# Lookit mah new shirt!



## Ajay (May 1, 2008)

Self-timed cellphone shot! Woohoo!


----------



## ScottS (May 1, 2008)

Sweeeeeet!


----------



## BoblyBill (May 2, 2008)

hahaha!!!!! Love it!


----------



## Antarctican (May 2, 2008)

Good one!


----------



## DigiJay (May 2, 2008)

hopefully it doesn't get stolen!


----------



## spiffybeth (May 2, 2008)

LOL!


----------



## NJMAN (May 2, 2008)

You are such a nerd Ajay!  LOL!  j/k...


----------



## Ajay (May 2, 2008)

^^^ Maybe.  At least I'm a cute nerd.....right....?


----------



## Phranquey (May 2, 2008)

> ^^^ Maybe. At least I'm a cute nerd.....right....?


 
That you are...


Cool shirt.


----------



## NJMAN (May 2, 2008)

Ajay said:


> ^^^ Maybe. At least I'm a cute nerd.....right....?


 
Definitely!   haha...


----------



## Ajay (May 2, 2008)

:blushing:

:hug::


----------



## JimmyO (May 2, 2008)

DAAAAYYYYUMMMM


----------



## Ajay (May 2, 2008)

JimmyO said:


> DAAAAYYYYUMMMM


 

Hmm...what a reaction!  In regards to what exactly??


----------



## JimmyO (May 2, 2008)

Thats a killa fresh shirt, where could i find one?

O, and you look nice to


----------



## Ajay (May 2, 2008)

JimmyO said:


> Thats a killa fresh shirt, where could i find one?
> 
> O, and you look nice to


 
:greenpbl:

I got it at Steve and Barry's on clearance.  It was in the girl section though.  No boy versions available.  :mrgreen:


----------



## lockwood81 (May 3, 2008)

Ajay said:


> ^^^ Maybe. At least I'm a cute nerd.....right....?


 

Cute and humble in one package..  

Nice shirt.


----------



## Ajay (May 3, 2008)

^^ Thanks. Yes I'm completely aware of how fabulous I am!  :greenpbl:

Just kidding, of course...:blushing:


----------



## Alex_B (May 3, 2008)

I like the curve of ... errm, of the camera straps!


----------



## Ajay (May 3, 2008)

Alex_B said:


> I like the curve of ... errm, of the camera straps!


 
Yes, lovely isn't it?  :greenpbl:


----------



## TCimages (May 3, 2008)

Nice Canon.  Ergonomically correct straps and all


----------



## maytay20 (May 7, 2008)

I like it!!:thumbup:


----------



## Jus7 A Phas3 (May 7, 2008)

Thats a cool shirt, ive always wanted one of those. Im buying one, one day


----------



## Valethar (May 16, 2008)

Ajay said:


> ^^ Thanks. Yes I'm completely aware of how fabulous I am!  :greenpbl:



LOL  She's not conceited, she's convinced! 

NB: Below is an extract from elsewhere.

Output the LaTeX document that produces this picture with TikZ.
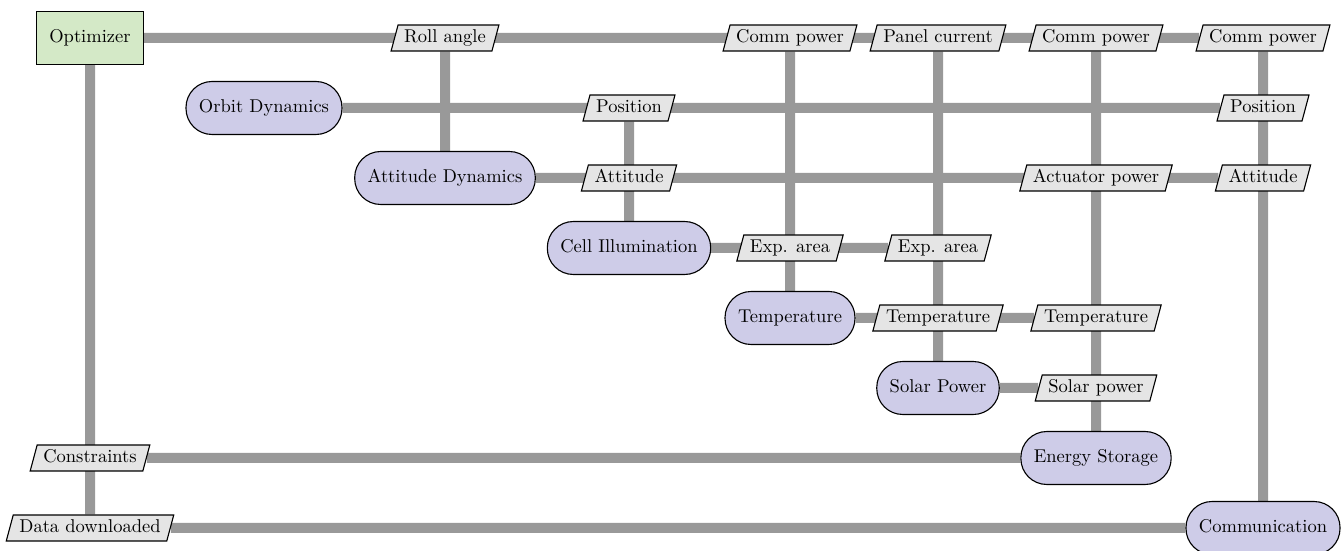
\documentclass[tikz,border=0pt]{standalone}
\usepackage{tikz}
\usetikzlibrary{shapes.geometric, backgrounds}

\definecolor{optfill}{RGB}{212,233,199}
\definecolor{funcfill}{RGB}{206,204,232}

\begin{document}
\begin{tikzpicture}[
                x=0.54pt, y=-0.54pt, % one unit is one pixel of the layout
                every node/.style={semithick, text height=6.9pt, text depth=1.9pt}, % same baseline in all boxes
                optimizer/.style={rectangle, draw, fill=optfill, minimum height=28.6pt, inner xsep=7pt}, % Optimizer block
                func/.style={rectangle, rounded corners=14pt, draw, fill=funcfill, minimum height=28.6pt, inner xsep=7pt}, % Analysis blocks
                datanode/.style={trapezium, trapezium left angle=75, trapezium right angle=105, draw, fill=black!10, inner ysep=2.6pt}, % Data blocks
                dataline/.style={line width=5.4pt, black!40} % Connectors
                ]
                \useasboundingbox (0,0) rectangle (1343,551);

                % diagonal
                \node[optimizer] (opt) at (90,38) {Optimizer};
                \node[func] (orbit) at (264,108) {Orbit Dynamics};
                \node[func] (attdyn) at (445,178) {Attitude Dynamics};
                \node[func] (cell) at (629,248) {Cell Illumination};
                \node[func] (temp) at (790,318) {Temperature};
                \node[func] (solar) at (938,388) {Solar Power};
                \node[func] (energy) at (1096,458) {Energy Storage};
                \node[func] (comm) at (1263,528) {Communication};

                % data
                \node[datanode] (roll) at (445,38) {Roll angle};
                \node[datanode] (commpowA) at (790,38) {Comm power};
                \node[datanode] (panel) at (938,38) {Panel current};
                \node[datanode] (commpowB) at (1096,38) {Comm power};
                \node[datanode] (commpowC) at (1263,38) {Comm power};
                \node[datanode] (posA) at (629,108) {Position};
                \node[datanode] (posB) at (1263,108) {Position};
                \node[datanode] (attA) at (629,178) {Attitude};
                \node[datanode] (actpow) at (1096,178) {Actuator power};
                \node[datanode] (attB) at (1263,178) {Attitude};
                \node[datanode] (areaA) at (790,248) {Exp. area};
                \node[datanode] (areaB) at (938,248) {Exp. area};
                \node[datanode] (tempA) at (938,318) {Temperature};
                \node[datanode] (tempB) at (1096,318) {Temperature};
                \node[datanode] (solarpow) at (1096,388) {Solar power};
                \node[datanode] (constr) at (90,458) {Constraints};
                \node[datanode] (datadown) at (90,528) {Data downloaded};

                \begin{scope}[on background layer]
                    % horizontal
                    \draw[dataline] (opt) -- (commpowC);
                    \draw[dataline] (orbit) -- (posB);
                    \draw[dataline] (attdyn) -- (attB);
                    \draw[dataline] (cell) -- (areaB);
                    \draw[dataline] (temp) -- (tempB);
                    \draw[dataline] (solar) -- (solarpow);
                    \draw[dataline] (constr) -- (energy);
                    \draw[dataline] (datadown) -- (comm);
                    % vertical
                    \draw[dataline] (opt) -- (datadown);
                    \draw[dataline] (roll) -- (attdyn);
                    \draw[dataline] (posA) -- (cell);
                    \draw[dataline] (commpowA) -- (temp);
                    \draw[dataline] (panel) -- (solar);
                    \draw[dataline] (commpowB) -- (energy);
                    \draw[dataline] (commpowC) -- (comm);
                \end{scope}
            \end{tikzpicture}
\end{document}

( Going to go hide now before she decides to demonstrate the 'lynch' in Lynchburg )


----------



## Palakaboy (May 16, 2008)

Ajay said:


> :greenpbl:
> 
> I got it at Steve and Barry's on clearance.  It was in the girl section though.  No boy versions available.  :mrgreen:



au contraire...

i picked up a white one at forever 21 (men's section)


----------



## Ajay (May 16, 2008)

Palakaboy said:


> au contraire...
> 
> i picked up a white one at forever 21 (men's section)


 
I love that store!!!  But they don't have any around here.  Good to know, though.


----------